15th of March 2022
It is quite late because I'm too busy today. Sent my mom to the hospital. Getting a honk from other car due to my mistake. My mom having an appointment with anesthesiologist at Hospital Besar Tengku Ampuan Rahimah. She was supposed to get a surgery to remove all of her uterus organs since the f*cking tumors came back stronger. But the surgery got cancelled. They said that if the surgery still conducted, my mom will be in danger since my mom already taking two surgeries for the same illness before. There is a high possibility that this surgery may damage her intestine. So, they decided to give her the hormone pills, hoping the tumors miraculously shrink and gone. I respected the hospital's decision, but thinking the effect every time my mom bearing the pain every single month, make me scared. I hate when people are sick, I hate when they complain to me they are in pain and I cannot do anything to help them. But she is my mom. I'm worried about my behavior every time she tells me she's in pain. I'm worried that I might be rude to her. I'm scared of myself.

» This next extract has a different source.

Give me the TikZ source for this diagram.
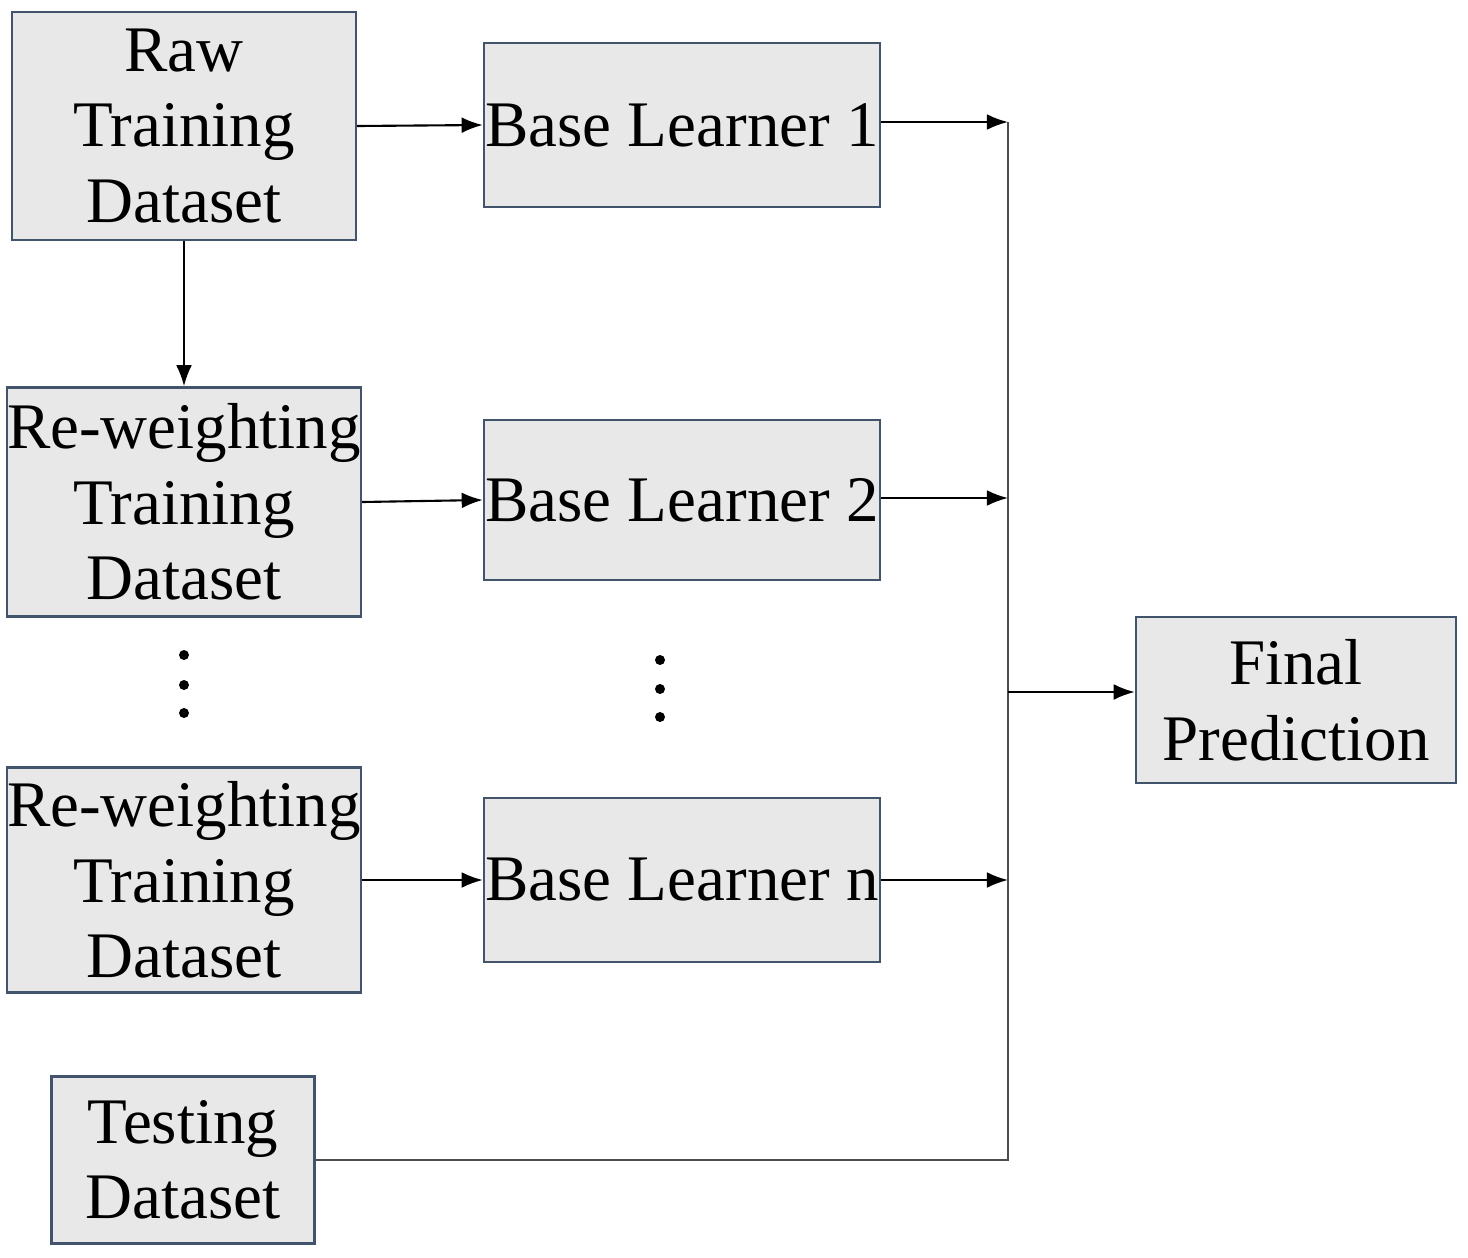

The result of boarding school admission is out and my sister doesn't get it. I don't know if I should be happy about it or not. If she also left the house, I don't know how to handle this household. My mom does not get the surgery, so obviously she will be working again. Guess, I will be the one who is gonna prepare the food early in the morning. My dad, maybe taking overtime work since it will be Eid season and new model should be out. My grandma, she will be left alone and I can't do that. Anything can happen in that house and I'm scared that I will not be there when all of that things happened. I want to send her back to my hometown. But I'm afraid they will say that I don't want to take care of my grandma. I can't let them hate me. Overthinking? Of course I'm overthinking. I should think of all the risk before that thing happens, so I can be prepared for it. God, I really want to scream right now. But because of you, I calm. Thanks, dear. For listening and bearing my behavior. I think, that is all we need. Someone to go to, whenever you are messed up. Someone that will always by your side and never judges your choice. Because they know exactly the reason behind it. Someone that always tries to free their schedule, whenever you want their help. Someone that always gives you reassurances and the calmest words you have ever heard. Someone that you can rant and vent about how abusive the world to you and still be the most beautiful things the world ever gives to you. And you are my someone. Thank you for always being there for me.
I always worry about the future. No matter how many motivational quotes I have read, it still kills me. Today, I'm worried about the meeting with my co-supervisor. I don't know, I'm scared. I did not do anything wrong, but somehow it feels like she is mad at me. Turns out, she just wants to teach me about the analysis that I'm not good about it. What we have read on the internet is right. Worrying about the future only takes the happiness in the present. You waste your time. Things will happen if they need to be happening and you can't do anything about that. The lecturer may be mad at you, it maybe a bad day. Not a bad life. You accept it and move on. If you feel the world is unfair towards you, run to your safe haven and let it out. I guess that is the important part. You go to your person, and they will heal you. They got power, whenever you are stressed, their words, their smiles and even their presence will calm you. You catch me. I fall in love too deeply with him, right? It is true. Things may not be the same if we are not together. So, let me spend time with you so that I will not regret anything, even after you left me. I hope you are not.